> Aim of the exercise: Without the images, write out the whole listing exactly.

------------------------------------------------

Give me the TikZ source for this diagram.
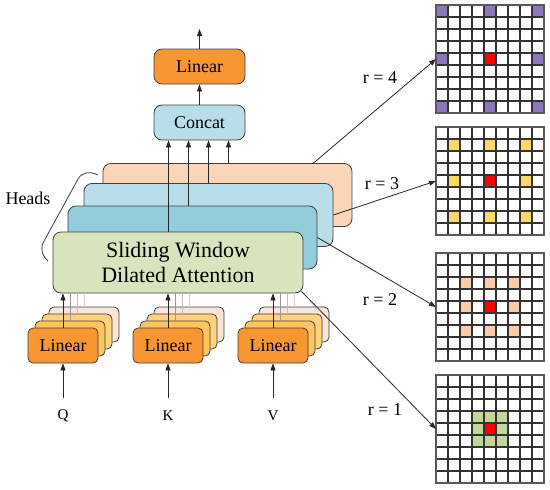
\documentclass[tikz,border=0pt]{standalone}
\usepackage{fontspec}
\setmainfont{Liberation Serif}[Ligatures=TeX]
\newfontfamily\tms{Liberation Serif}
\usetikzlibrary{arrows.meta,calc}
\definecolor{orng}{HTML}{F79633}
\definecolor{lay2}{HTML}{FFC55A}
\definecolor{lay3}{HTML}{FFD37C}
\definecolor{lay4}{HTML}{FBE5D6}
\definecolor{hpeach}{HTML}{FAD5B8}
\definecolor{hlblue}{HTML}{B9DEE9}
\definecolor{hteal}{HTML}{93CDDC}
\definecolor{hgreen}{HTML}{D8E4BE}
\definecolor{cpur}{HTML}{8C78B8}
\definecolor{cyel}{HTML}{FFD966}
\definecolor{cpch}{HTML}{F8CBAD}
\definecolor{cgrn}{HTML}{C4D79B}
\definecolor{edge}{HTML}{404040}
\begin{document}
\begin{tikzpicture}[x=1pt,y=-1pt,
  box/.style={draw=edge, line width=0.8pt, rounded corners=8pt, inner sep=0pt, align=center},
  head/.style={box, minimum width=249pt, minimum height=63pt},
  lin/.style={box, rounded corners=5pt, minimum width=70pt, minimum height=35pt, font=\tms\fontsize{18}{20}\selectfont},
  arr/.style={-{Triangle[length=7pt,width=5pt]}, line width=0.8pt, draw=black!85},
  rlab/.style={font=\tms\fontsize{18}{20}\selectfont, inner sep=1pt},
  inlab/.style={font=\tms\fontsize{15}{17}\selectfont, inner sep=1pt},
  gridnode/.style={minimum size=108pt, inner sep=0pt, outer sep=0pt},
  gl/.style={draw=black!80, line width=2pt}
]
\useasboundingbox (0,0) rectangle (550,490);

% head boxes
\node[head, fill=hpeach] (peach) at (227.5,195) {};
\node[head, fill=hlblue] (lblue) at (208.5,215) {};
\node[head, fill=hteal] (teal) at (192.5,237.5) {};
\node[head, fill=hgreen, minimum width=250pt, minimum height=61pt,
      font=\tms\fontsize{22}{25}\selectfont] (green) at (178,262.5) {Sliding Window\\Dilated Attention};

% top
\node[box, fill=hlblue, minimum width=91pt, minimum height=35pt, font=\tms\fontsize{18}{20}\selectfont] (concat) at (199.5,122.5) {Concat};
\node[box, fill=orng, minimum width=91pt, minimum height=35pt, font=\tms\fontsize{18}{20}\selectfont] (outlin) at (199.5,66.5) {Linear};
\coordinate (out) at (199.5,29);
\draw[arr] (outlin.north) -- (out);
\draw[arr] (concat.north) -- (outlin.south);

\coordinate (x1) at (168.5,0);
\coordinate (x2) at (188.5,0);
\coordinate (x3) at (208.5,0);
\coordinate (x4) at (228.5,0);
\draw[arr] (green.north -| x1) -- (concat.south -| x1);
\draw[arr] (teal.north -| x2) -- (concat.south -| x2);
\draw[arr] (lblue.north -| x3) -- (concat.south -| x3);
\draw[arr] (peach.north -| x4) -- (concat.south -| x4);

% heads bracket
\node[font=\tms\fontsize{18}{20}\selectfont, inner sep=1pt] (heads) at (28,198) {Heads};
\draw[draw=edge, line width=0.8pt] (98,175) .. controls (90,171) and (82,172) .. (78,179)
  -- (43,243) .. controls (40,250) and (43,257) .. (48,261);

% linear stacks
\foreach \cx/\nm/\lab in {63/q/Q,168/k/K,273/v/V}{
  \node[lin, fill=lay4] (\nm4) at (\cx+21,324.5) {};
  \node[lin, fill=lay3] (\nm3) at (\cx+14,331.5) {};
  \node[lin, fill=lay2] (\nm2) at (\cx+7,338.5) {};
  \node[lin, fill=orng] (\nm1) at (\cx,345.5) {Linear};
  \draw[line width=0.8pt, draw=gray!80] (\nm2.north) -- (green.south -| \nm2.north);
  \draw[line width=0.8pt, draw=gray!50] (\nm3.north) -- (green.south -| \nm3.north);
  \draw[line width=0.8pt, draw=gray!35] (\nm4.north) -- (green.south -| \nm4.north);
  \draw[arr] (\nm1.north) -- (green.south -| \nm1.north);
  \node[inlab] (\nm lab) at (\cx,416) {\lab};
  \coordinate (\nm in) at (\cx,398);
  \draw[arr] (\nm in) -- (\nm1.south);
}

% grids
\foreach \top/\a/\b/\col/\nm in {5/0/8/cpur/g4, 127/1/7/cyel/g3, 253/2/6/cpch/g2, 375/3/5/cgrn/g1}{
  \begin{scope}[shift={(436,\top)}]
    \foreach \i in {\a,4,\b}{
      \foreach \j in {\a,4,\b}{
        \fill[\col] (\i*12,\j*12) rectangle +(12,12);
      }
    }
    \fill[red] (48,48) rectangle +(12,12);
    \foreach \k in {1,...,8}{
      \draw[gl] (\k*12,0) -- (\k*12,108);
      \draw[gl] (0,\k*12) -- (108,\k*12);
    }
    \draw[gl, draw=black!65] (0,0) rectangle (108,108);
  \end{scope}
  \node[gridnode] (\nm) at (490,\top+54) {};
}

% dilation arrows
\draw[arr] ([xshift=-39pt]peach.north east) -- (g4.west);
\draw[arr] (lblue.east) -- (g3.west);
\draw[arr] (teal.east) -- (g2.west);
\draw[arr] ([shift={(-2pt,2pt)}]green.south east) -- (g1.west);
\node[rlab] (r4) at (380,78) {r = 4};
\node[rlab] (r3) at (382,184) {r = 3};
\node[rlab] (r2) at (380,300) {r = 2};
\node[rlab] (r1) at (385,410) {r = 1};
\end{tikzpicture}
\end{document}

------------------------------------------------

> Result for this exercise:
Give me the TikZ source for this diagram.
\documentclass[tikz,border=0pt]{standalone}
\usepackage{fontspec}
\setmainfont{Liberation Serif}[Ligatures=TeX]
\newfontfamily\tms{Liberation Serif}
\usetikzlibrary{arrows.meta,calc}
\definecolor{orng}{HTML}{F79633}
\definecolor{lay2}{HTML}{FFC55A}
\definecolor{lay3}{HTML}{FFD37C}
\definecolor{lay4}{HTML}{FBE5D6}
\definecolor{hpeach}{HTML}{FAD5B8}
\definecolor{hlblue}{HTML}{B9DEE9}
\definecolor{hteal}{HTML}{93CDDC}
\definecolor{hgreen}{HTML}{D8E4BE}
\definecolor{cpur}{HTML}{8C78B8}
\definecolor{cyel}{HTML}{FFD966}
\definecolor{cpch}{HTML}{F8CBAD}
\definecolor{cgrn}{HTML}{C4D79B}
\definecolor{edge}{HTML}{404040}
\begin{document}
\begin{tikzpicture}[x=1pt,y=-1pt,
  box/.style={draw=edge, line width=0.8pt, rounded corners=8pt, inner sep=0pt, align=center},
  head/.style={box, minimum width=249pt, minimum height=63pt},
  lin/.style={box, rounded corners=5pt, minimum width=70pt, minimum height=35pt, font=\tms\fontsize{18}{20}\selectfont},
  arr/.style={-{Triangle[length=7pt,width=5pt]}, line width=0.8pt, draw=black!85},
  rlab/.style={font=\tms\fontsize{18}{20}\selectfont, inner sep=1pt},
  inlab/.style={font=\tms\fontsize{15}{17}\selectfont, inner sep=1pt},
  gridnode/.style={minimum size=108pt, inner sep=0pt, outer sep=0pt},
  gl/.style={draw=black!80, line width=2pt}
]
\useasboundingbox (0,0) rectangle (550,490);

% head boxes
\node[head, fill=hpeach] (peach) at (227.5,195) {};
\node[head, fill=hlblue] (lblue) at (208.5,215) {};
\node[head, fill=hteal] (teal) at (192.5,237.5) {};
\node[head, fill=hgreen, minimum width=250pt, minimum height=61pt,
      font=\tms\fontsize{22}{25}\selectfont] (green) at (178,262.5) {Sliding Window\\Dilated Attention};

% top
\node[box, fill=hlblue, minimum width=91pt, minimum height=35pt, font=\tms\fontsize{18}{20}\selectfont] (concat) at (199.5,122.5) {Concat};
\node[box, fill=orng, minimum width=91pt, minimum height=35pt, font=\tms\fontsize{18}{20}\selectfont] (outlin) at (199.5,66.5) {Linear};
\coordinate (out) at (199.5,29);
\draw[arr] (outlin.north) -- (out);
\draw[arr] (concat.north) -- (outlin.south);

\coordinate (x1) at (168.5,0);
\coordinate (x2) at (188.5,0);
\coordinate (x3) at (208.5,0);
\coordinate (x4) at (228.5,0);
\draw[arr] (green.north -| x1) -- (concat.south -| x1);
\draw[arr] (teal.north -| x2) -- (concat.south -| x2);
\draw[arr] (lblue.north -| x3) -- (concat.south -| x3);
\draw[arr] (peach.north -| x4) -- (concat.south -| x4);

% heads bracket
\node[font=\tms\fontsize{18}{20}\selectfont, inner sep=1pt] (heads) at (28,198) {Heads};
\draw[draw=edge, line width=0.8pt] (98,175) .. controls (90,171) and (82,172) .. (78,179)
  -- (43,243) .. controls (40,250) and (43,257) .. (48,261);

% linear stacks
\foreach \cx/\nm/\lab in {63/q/Q,168/k/K,273/v/V}{
  \node[lin, fill=lay4] (\nm4) at (\cx+21,324.5) {};
  \node[lin, fill=lay3] (\nm3) at (\cx+14,331.5) {};
  \node[lin, fill=lay2] (\nm2) at (\cx+7,338.5) {};
  \node[lin, fill=orng] (\nm1) at (\cx,345.5) {Linear};
  \draw[line width=0.8pt, draw=gray!80] (\nm2.north) -- (green.south -| \nm2.north);
  \draw[line width=0.8pt, draw=gray!50] (\nm3.north) -- (green.south -| \nm3.north);
  \draw[line width=0.8pt, draw=gray!35] (\nm4.north) -- (green.south -| \nm4.north);
  \draw[arr] (\nm1.north) -- (green.south -| \nm1.north);
  \node[inlab] (\nm lab) at (\cx,416) {\lab};
  \coordinate (\nm in) at (\cx,398);
  \draw[arr] (\nm in) -- (\nm1.south);
}

% grids
\foreach \top/\a/\b/\col/\nm in {5/0/8/cpur/g4, 127/1/7/cyel/g3, 253/2/6/cpch/g2, 375/3/5/cgrn/g1}{
  \begin{scope}[shift={(436,\top)}]
    \foreach \i in {\a,4,\b}{
      \foreach \j in {\a,4,\b}{
        \fill[\col] (\i*12,\j*12) rectangle +(12,12);
      }
    }
    \fill[red] (48,48) rectangle +(12,12);
    \foreach \k in {1,...,8}{
      \draw[gl] (\k*12,0) -- (\k*12,108);
      \draw[gl] (0,\k*12) -- (108,\k*12);
    }
    \draw[gl, draw=black!65] (0,0) rectangle (108,108);
  \end{scope}
  \node[gridnode] (\nm) at (490,\top+54) {};
}

% dilation arrows
\draw[arr] ([xshift=-39pt]peach.north east) -- (g4.west);
\draw[arr] (lblue.east) -- (g3.west);
\draw[arr] (teal.east) -- (g2.west);
\draw[arr] ([shift={(-2pt,2pt)}]green.south east) -- (g1.west);
\node[rlab] (r4) at (380,78) {r = 4};
\node[rlab] (r3) at (382,184) {r = 3};
\node[rlab] (r2) at (380,300) {r = 2};
\node[rlab] (r1) at (385,410) {r = 1};
\end{tikzpicture}
\end{document}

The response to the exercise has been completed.